▸ **Supplied material**:
# # # # #

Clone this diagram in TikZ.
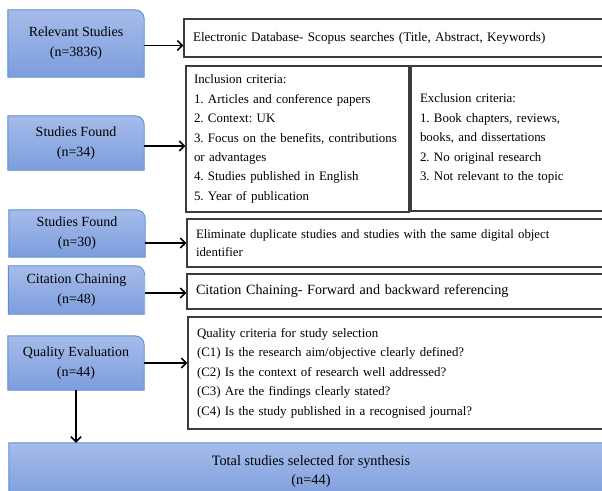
\documentclass[tikz,border=0pt]{standalone}
\usepackage{fontspec}
\setmainfont{Liberation Serif}
\usetikzlibrary{arrows.meta,backgrounds}
\frenchspacing
\hyphenpenalty=10000

\definecolor{stagetop}{HTML}{A6BCEA}
\definecolor{stagebottom}{HTML}{7C9DDC}
\definecolor{stageedge}{HTML}{5B8CD7}
\definecolor{boxedge}{HTML}{3C3C3C}

\tikzset{
  stage/.style={minimum width=136pt, align=center, inner sep=0pt,
    font=\fontsize{14}{20}\selectfont},
  note/.style={draw=boxedge, line width=1.3pt, align=left, inner xsep=9pt,
    inner ysep=0pt, font=\fontsize{12.9}{19.4}\selectfont},
  flow/.style={line width=1.5pt, -{Straight Barb[length=5pt,width=10pt]}},
}

\newcommand\stagebox[1]{%
  \shadedraw[top color=stagetop, bottom color=stagebottom, draw=stageedge, line width=0.9pt]
    (#1.south west) -- (#1.north west) [rounded corners=9pt] -- (#1.north east)
    [sharp corners] -- (#1.south east) -- cycle;}

\begin{document}
\begin{tikzpicture}[x=1pt, y=-1pt]
                \useasboundingbox (0,0) rectangle (602,490);
                \clip (0,0) rectangle (602,490);

                % stages on the left
                \node[stage, minimum height=67pt] (rel) at (76,43.5) {Relevant Studies\\(n=3836)};
                \node[stage, minimum height=54pt] (found34) at (76,143) {Studies Found\\(n=34)};
                \node[stage, minimum height=47pt] (found30) at (77,233.5) {Studies Found\\(n=30)};
                \node[stage, minimum height=48pt] (chain) at (76.5,290) {Citation Chaining\\(n=48)};
                \node[stage, minimum height=54pt] (quality) at (76,363) {Quality Evaluation\\(n=44)};
                \node[stage, minimum width=604pt, minimum height=57pt, font=\fontsize{14.3}{19}\selectfont]
                    (total) at (311,471.5) {Total studies selected for synthesis\\(n=44)};

                % notes on the right
                \node[note, text width=412pt, minimum height=38pt, font=\fontsize{13.1}{19}\selectfont]
                    (elec) at (399,38)
                    {Electronic Database- Scopus searches (Title, Abstract, Keywords)};
                \node[note, text width=207pt, inner xsep=8pt, minimum height=146pt] (incl) at (297.5,139)
                    {Inclusion criteria:\\1. Articles and conference papers\\2. Context: UK\\
                     3. Focus on the benefits, contributions\\or advantages\\
                     4. Studies published in English\\5. Year of publication};
                \node[note, text width=185pt, minimum height=145pt] (excl) at (512.5,138.5)
                    {Exclusion criteria:\\1. Book chapters, reviews,\\books, and dissertations\\
                     2. No original research\\3. Not relevant to the topic};
                \node[note, text width=409pt, minimum height=48pt, font=\fontsize{12.8}{17.7}\selectfont]
                    (dedup) at (400.5,243)
                    {Eliminate duplicate studies and studies with the same digital object\\identifier};
                \node[note, text width=409pt, minimum height=35pt, font=\fontsize{14.1}{19}\selectfont]
                    (cite) at (400.5,291.5) {Citation Chaining- Forward and backward referencing};
                \node[note, text width=408pt, minimum height=112pt, font=\fontsize{12.9}{19.5}\selectfont]
                    (qcrit) at (401,373)
                    {Quality criteria for study selection\\
                     (C1) Is the research aim/objective clearly defined?\\
                     (C2) Is the context of research well addressed?\\
                     (C3) Are the findings clearly stated?\\
                     (C4) Is the study published in a recognised journal?};

                \begin{scope}[on background layer]
                    \foreach \n in {rel,found34,found30,chain,quality,total} {\stagebox{\n}}
                \end{scope}

                \draw[flow] ([yshift=-2pt]rel.east) -- ([yshift=-2pt]rel.east -| elec.west);
                \draw[flow] ([yshift=-3pt]found34.east) -- ([yshift=-3pt]found34.east -| incl.west);
                \draw[flow] (found30.east |- dedup.west) -- (dedup.west);
                \draw[flow] ([yshift=-3pt]chain.east) -- ([yshift=-3pt]chain.east -| cite.west);
                \draw[flow] (quality.east) -- (quality.east -| qcrit.west);
                \draw[flow] (quality.south) -- (quality.south |- total.north);
\end{tikzpicture}
\end{document}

# # # # #

▸ **Exercise goal**: The data above should be repeated exactly, minus any pictures.

▸ **Result for this exercise**:
Clone this diagram in TikZ.
\documentclass[tikz,border=0pt]{standalone}
\usepackage{fontspec}
\setmainfont{Liberation Serif}
\usetikzlibrary{arrows.meta,backgrounds}
\frenchspacing
\hyphenpenalty=10000

\definecolor{stagetop}{HTML}{A6BCEA}
\definecolor{stagebottom}{HTML}{7C9DDC}
\definecolor{stageedge}{HTML}{5B8CD7}
\definecolor{boxedge}{HTML}{3C3C3C}

\tikzset{
  stage/.style={minimum width=136pt, align=center, inner sep=0pt,
    font=\fontsize{14}{20}\selectfont},
  note/.style={draw=boxedge, line width=1.3pt, align=left, inner xsep=9pt,
    inner ysep=0pt, font=\fontsize{12.9}{19.4}\selectfont},
  flow/.style={line width=1.5pt, -{Straight Barb[length=5pt,width=10pt]}},
}

\newcommand\stagebox[1]{%
  \shadedraw[top color=stagetop, bottom color=stagebottom, draw=stageedge, line width=0.9pt]
    (#1.south west) -- (#1.north west) [rounded corners=9pt] -- (#1.north east)
    [sharp corners] -- (#1.south east) -- cycle;}

\begin{document}
\begin{tikzpicture}[x=1pt, y=-1pt]
                \useasboundingbox (0,0) rectangle (602,490);
                \clip (0,0) rectangle (602,490);

                % stages on the left
                \node[stage, minimum height=67pt] (rel) at (76,43.5) {Relevant Studies\\(n=3836)};
                \node[stage, minimum height=54pt] (found34) at (76,143) {Studies Found\\(n=34)};
                \node[stage, minimum height=47pt] (found30) at (77,233.5) {Studies Found\\(n=30)};
                \node[stage, minimum height=48pt] (chain) at (76.5,290) {Citation Chaining\\(n=48)};
                \node[stage, minimum height=54pt] (quality) at (76,363) {Quality Evaluation\\(n=44)};
                \node[stage, minimum width=604pt, minimum height=57pt, font=\fontsize{14.3}{19}\selectfont]
                    (total) at (311,471.5) {Total studies selected for synthesis\\(n=44)};

                % notes on the right
                \node[note, text width=412pt, minimum height=38pt, font=\fontsize{13.1}{19}\selectfont]
                    (elec) at (399,38)
                    {Electronic Database- Scopus searches (Title, Abstract, Keywords)};
                \node[note, text width=207pt, inner xsep=8pt, minimum height=146pt] (incl) at (297.5,139)
                    {Inclusion criteria:\\1. Articles and conference papers\\2. Context: UK\\
                     3. Focus on the benefits, contributions\\or advantages\\
                     4. Studies published in English\\5. Year of publication};
                \node[note, text width=185pt, minimum height=145pt] (excl) at (512.5,138.5)
                    {Exclusion criteria:\\1. Book chapters, reviews,\\books, and dissertations\\
                     2. No original research\\3. Not relevant to the topic};
                \node[note, text width=409pt, minimum height=48pt, font=\fontsize{12.8}{17.7}\selectfont]
                    (dedup) at (400.5,243)
                    {Eliminate duplicate studies and studies with the same digital object\\identifier};
                \node[note, text width=409pt, minimum height=35pt, font=\fontsize{14.1}{19}\selectfont]
                    (cite) at (400.5,291.5) {Citation Chaining- Forward and backward referencing};
                \node[note, text width=408pt, minimum height=112pt, font=\fontsize{12.9}{19.5}\selectfont]
                    (qcrit) at (401,373)
                    {Quality criteria for study selection\\
                     (C1) Is the research aim/objective clearly defined?\\
                     (C2) Is the context of research well addressed?\\
                     (C3) Are the findings clearly stated?\\
                     (C4) Is the study published in a recognised journal?};

                \begin{scope}[on background layer]
                    \foreach \n in {rel,found34,found30,chain,quality,total} {\stagebox{\n}}
                \end{scope}

                \draw[flow] ([yshift=-2pt]rel.east) -- ([yshift=-2pt]rel.east -| elec.west);
                \draw[flow] ([yshift=-3pt]found34.east) -- ([yshift=-3pt]found34.east -| incl.west);
                \draw[flow] (found30.east |- dedup.west) -- (dedup.west);
                \draw[flow] ([yshift=-3pt]chain.east) -- ([yshift=-3pt]chain.east -| cite.west);
                \draw[flow] (quality.east) -- (quality.east -| qcrit.west);
                \draw[flow] (quality.south) -- (quality.south |- total.north);
\end{tikzpicture}
\end{document}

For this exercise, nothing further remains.